Supplied information >>
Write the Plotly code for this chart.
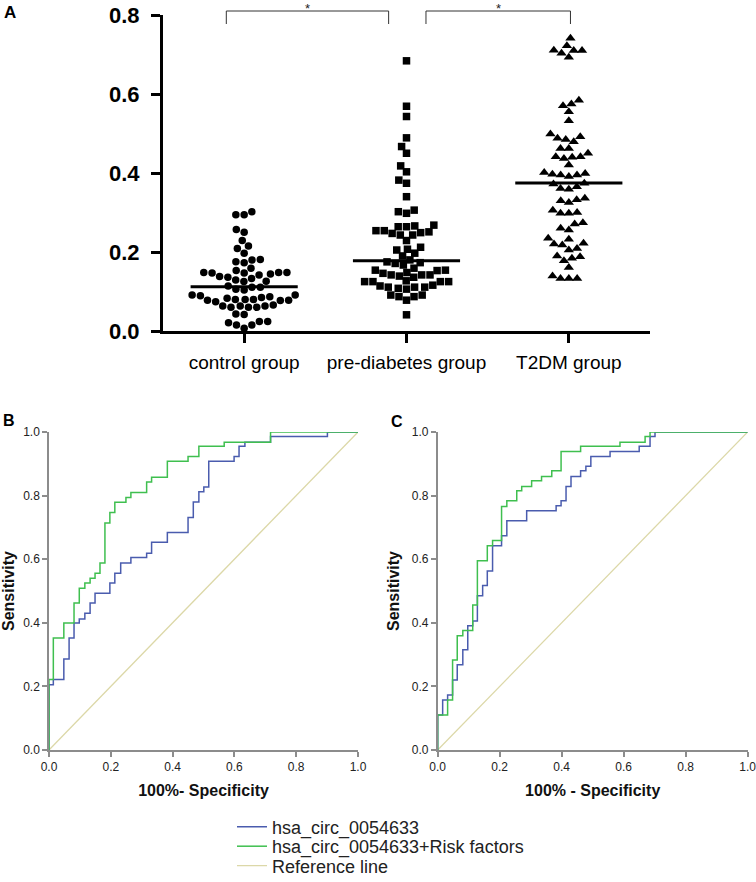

==

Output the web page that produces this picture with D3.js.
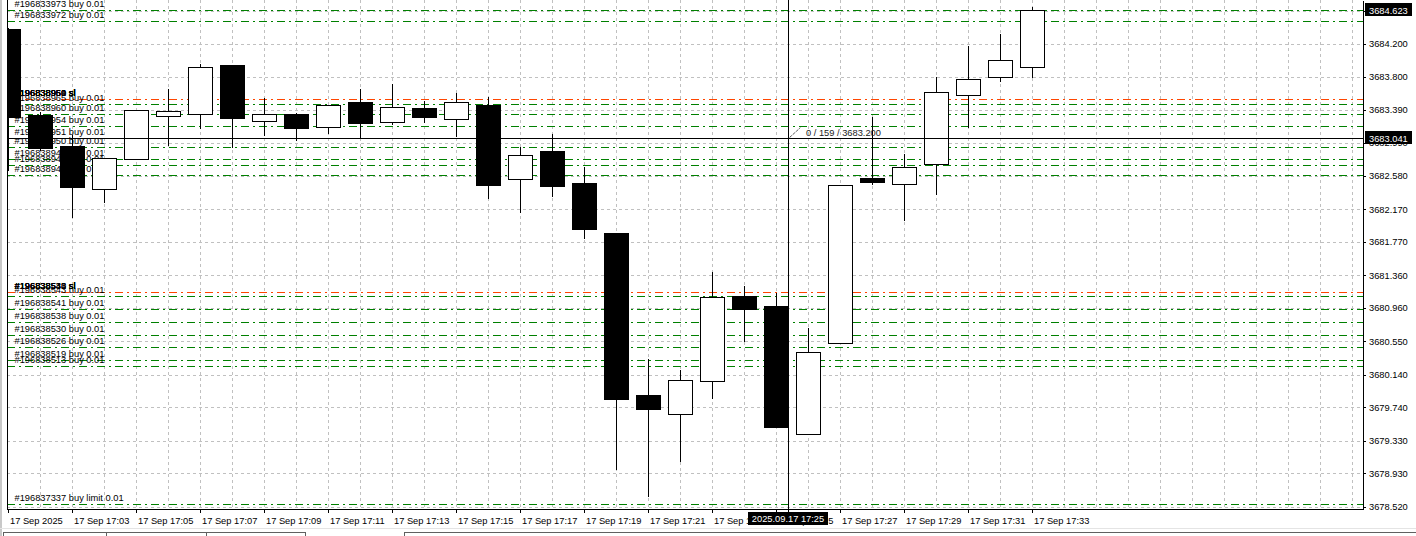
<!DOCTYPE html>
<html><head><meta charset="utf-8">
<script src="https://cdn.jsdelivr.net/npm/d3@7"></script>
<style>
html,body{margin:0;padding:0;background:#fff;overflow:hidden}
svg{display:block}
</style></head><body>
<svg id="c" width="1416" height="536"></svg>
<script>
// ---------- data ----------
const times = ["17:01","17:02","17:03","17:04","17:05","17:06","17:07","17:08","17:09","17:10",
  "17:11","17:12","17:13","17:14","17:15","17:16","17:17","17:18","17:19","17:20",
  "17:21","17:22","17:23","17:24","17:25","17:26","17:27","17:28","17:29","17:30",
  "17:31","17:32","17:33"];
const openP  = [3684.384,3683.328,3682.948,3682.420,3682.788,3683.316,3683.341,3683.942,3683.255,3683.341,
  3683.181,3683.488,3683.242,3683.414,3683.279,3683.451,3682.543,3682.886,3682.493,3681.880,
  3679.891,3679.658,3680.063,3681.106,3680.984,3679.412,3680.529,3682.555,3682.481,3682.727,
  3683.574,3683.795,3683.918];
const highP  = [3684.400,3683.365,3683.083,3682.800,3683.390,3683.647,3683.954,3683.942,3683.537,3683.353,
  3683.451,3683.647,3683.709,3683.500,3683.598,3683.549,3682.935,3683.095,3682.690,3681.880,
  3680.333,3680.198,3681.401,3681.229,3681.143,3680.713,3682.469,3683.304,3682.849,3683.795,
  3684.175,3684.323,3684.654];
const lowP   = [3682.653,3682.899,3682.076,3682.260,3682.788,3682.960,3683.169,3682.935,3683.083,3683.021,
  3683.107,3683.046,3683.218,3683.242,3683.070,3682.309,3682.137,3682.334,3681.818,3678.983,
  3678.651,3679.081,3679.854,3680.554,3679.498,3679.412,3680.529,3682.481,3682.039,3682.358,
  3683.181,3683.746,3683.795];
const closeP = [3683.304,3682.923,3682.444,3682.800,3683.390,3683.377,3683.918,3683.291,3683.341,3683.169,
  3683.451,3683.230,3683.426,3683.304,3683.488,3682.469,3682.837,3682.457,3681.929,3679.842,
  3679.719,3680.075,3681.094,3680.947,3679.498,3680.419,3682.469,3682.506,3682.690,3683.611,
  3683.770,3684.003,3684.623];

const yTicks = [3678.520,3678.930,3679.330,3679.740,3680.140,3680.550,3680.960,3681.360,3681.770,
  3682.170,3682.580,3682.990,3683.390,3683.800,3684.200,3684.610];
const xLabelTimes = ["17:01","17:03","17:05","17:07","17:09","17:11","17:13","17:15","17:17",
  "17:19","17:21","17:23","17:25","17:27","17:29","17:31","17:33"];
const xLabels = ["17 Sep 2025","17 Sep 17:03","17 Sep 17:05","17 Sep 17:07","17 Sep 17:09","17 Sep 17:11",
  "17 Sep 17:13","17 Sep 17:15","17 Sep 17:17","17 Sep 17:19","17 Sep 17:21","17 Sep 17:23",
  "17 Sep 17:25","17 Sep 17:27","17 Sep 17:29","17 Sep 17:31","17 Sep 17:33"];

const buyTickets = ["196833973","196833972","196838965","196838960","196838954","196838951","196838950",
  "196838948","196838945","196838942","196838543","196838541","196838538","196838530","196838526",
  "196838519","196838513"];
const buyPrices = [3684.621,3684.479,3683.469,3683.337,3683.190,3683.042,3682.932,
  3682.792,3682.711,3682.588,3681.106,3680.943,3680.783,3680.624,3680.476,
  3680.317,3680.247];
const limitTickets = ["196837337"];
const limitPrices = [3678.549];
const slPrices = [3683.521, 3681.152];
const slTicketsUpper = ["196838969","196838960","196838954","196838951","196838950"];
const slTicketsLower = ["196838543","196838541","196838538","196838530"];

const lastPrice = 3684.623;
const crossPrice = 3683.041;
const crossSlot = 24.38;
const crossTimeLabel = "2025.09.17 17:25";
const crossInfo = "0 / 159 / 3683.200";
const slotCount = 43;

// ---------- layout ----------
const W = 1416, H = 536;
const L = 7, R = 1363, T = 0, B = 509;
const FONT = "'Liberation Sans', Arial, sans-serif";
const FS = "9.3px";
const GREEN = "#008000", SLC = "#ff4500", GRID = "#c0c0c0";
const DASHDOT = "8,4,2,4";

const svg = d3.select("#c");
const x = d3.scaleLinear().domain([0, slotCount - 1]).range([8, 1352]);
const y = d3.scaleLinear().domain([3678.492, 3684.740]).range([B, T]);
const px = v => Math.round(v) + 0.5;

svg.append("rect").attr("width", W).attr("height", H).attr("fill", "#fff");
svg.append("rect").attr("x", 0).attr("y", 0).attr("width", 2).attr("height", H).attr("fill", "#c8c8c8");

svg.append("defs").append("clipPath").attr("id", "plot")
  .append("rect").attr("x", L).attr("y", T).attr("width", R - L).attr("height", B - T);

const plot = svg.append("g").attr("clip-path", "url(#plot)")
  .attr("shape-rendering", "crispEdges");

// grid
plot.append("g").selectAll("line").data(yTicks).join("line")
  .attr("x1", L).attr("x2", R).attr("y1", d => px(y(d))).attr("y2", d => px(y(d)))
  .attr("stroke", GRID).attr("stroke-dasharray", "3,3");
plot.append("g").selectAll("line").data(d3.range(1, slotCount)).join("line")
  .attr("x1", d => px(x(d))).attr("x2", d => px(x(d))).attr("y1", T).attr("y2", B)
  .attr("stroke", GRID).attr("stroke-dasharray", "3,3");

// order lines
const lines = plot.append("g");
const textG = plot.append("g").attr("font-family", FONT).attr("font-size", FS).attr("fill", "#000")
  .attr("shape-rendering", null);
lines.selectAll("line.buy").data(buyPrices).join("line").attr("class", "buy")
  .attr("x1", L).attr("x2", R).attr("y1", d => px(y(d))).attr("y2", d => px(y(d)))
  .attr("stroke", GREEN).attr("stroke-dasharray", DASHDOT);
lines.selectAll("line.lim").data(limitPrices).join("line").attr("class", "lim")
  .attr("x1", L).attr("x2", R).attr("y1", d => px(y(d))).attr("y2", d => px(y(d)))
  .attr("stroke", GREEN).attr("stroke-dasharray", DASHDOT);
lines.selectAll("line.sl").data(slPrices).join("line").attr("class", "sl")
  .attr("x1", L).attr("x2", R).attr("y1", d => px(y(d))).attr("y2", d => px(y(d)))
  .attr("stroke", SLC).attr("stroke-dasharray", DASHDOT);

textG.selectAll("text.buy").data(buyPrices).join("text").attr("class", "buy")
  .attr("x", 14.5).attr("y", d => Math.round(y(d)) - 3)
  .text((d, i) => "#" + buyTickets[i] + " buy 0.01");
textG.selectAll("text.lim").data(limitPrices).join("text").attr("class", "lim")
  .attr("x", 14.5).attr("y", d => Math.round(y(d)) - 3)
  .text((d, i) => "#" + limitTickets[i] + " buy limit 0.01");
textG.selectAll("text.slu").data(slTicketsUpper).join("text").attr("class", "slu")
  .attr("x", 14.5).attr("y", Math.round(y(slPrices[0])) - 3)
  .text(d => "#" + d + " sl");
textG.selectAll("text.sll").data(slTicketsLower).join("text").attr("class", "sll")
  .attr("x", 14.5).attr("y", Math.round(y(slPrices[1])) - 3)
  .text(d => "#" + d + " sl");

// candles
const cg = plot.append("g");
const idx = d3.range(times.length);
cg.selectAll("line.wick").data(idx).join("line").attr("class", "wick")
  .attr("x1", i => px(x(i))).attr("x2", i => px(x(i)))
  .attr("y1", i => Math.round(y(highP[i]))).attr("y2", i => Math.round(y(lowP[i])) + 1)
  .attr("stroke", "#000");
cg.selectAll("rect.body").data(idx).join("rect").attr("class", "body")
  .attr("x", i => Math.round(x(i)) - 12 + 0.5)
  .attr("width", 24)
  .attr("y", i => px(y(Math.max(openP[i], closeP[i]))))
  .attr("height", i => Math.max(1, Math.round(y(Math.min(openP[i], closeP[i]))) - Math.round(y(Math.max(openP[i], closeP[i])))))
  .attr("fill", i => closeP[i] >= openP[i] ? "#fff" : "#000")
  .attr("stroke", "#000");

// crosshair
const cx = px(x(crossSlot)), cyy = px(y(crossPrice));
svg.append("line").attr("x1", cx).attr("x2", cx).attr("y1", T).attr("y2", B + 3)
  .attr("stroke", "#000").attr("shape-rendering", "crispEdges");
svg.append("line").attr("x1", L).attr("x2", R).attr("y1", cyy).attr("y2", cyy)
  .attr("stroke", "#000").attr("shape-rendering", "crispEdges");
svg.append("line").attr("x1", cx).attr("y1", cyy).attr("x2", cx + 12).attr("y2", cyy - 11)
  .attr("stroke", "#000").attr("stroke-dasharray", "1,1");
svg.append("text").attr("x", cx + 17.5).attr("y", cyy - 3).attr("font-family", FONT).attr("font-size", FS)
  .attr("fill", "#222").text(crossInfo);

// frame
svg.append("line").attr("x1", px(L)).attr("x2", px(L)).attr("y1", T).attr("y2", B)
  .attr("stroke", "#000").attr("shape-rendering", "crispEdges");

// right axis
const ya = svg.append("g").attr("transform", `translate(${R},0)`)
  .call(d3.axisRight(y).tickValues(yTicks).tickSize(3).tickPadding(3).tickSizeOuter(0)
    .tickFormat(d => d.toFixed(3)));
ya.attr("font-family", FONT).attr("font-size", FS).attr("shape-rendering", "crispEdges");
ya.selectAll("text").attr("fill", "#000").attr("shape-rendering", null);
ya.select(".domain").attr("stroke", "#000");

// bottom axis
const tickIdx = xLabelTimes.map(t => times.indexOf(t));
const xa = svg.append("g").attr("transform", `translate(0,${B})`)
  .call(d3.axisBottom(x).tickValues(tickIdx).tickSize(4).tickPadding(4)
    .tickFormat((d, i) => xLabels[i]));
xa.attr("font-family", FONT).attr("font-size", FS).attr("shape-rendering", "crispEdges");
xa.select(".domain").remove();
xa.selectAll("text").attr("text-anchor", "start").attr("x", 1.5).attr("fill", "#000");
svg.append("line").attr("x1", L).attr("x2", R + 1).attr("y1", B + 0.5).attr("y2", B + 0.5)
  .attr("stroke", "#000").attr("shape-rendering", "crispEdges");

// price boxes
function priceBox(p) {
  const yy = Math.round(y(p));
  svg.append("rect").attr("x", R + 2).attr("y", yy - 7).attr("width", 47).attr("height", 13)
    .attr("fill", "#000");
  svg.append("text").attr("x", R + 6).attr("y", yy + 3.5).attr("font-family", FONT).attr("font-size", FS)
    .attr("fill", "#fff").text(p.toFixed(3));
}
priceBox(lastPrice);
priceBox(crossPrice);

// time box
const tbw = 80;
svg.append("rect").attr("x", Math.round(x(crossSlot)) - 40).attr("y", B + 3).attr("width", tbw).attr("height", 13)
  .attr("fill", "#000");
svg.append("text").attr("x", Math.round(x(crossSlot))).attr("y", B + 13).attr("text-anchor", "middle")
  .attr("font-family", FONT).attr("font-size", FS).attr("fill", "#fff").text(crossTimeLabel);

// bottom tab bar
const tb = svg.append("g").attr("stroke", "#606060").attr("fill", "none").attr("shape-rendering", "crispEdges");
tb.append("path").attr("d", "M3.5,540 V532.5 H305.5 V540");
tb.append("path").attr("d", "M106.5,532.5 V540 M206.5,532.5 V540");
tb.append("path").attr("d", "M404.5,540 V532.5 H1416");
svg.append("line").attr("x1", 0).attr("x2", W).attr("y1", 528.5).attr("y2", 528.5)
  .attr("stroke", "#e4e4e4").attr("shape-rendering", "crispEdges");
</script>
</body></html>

Aim >>
In the listing above, how many lines include the word "this"? Answer with the number and nothing more.

Written solution >>
2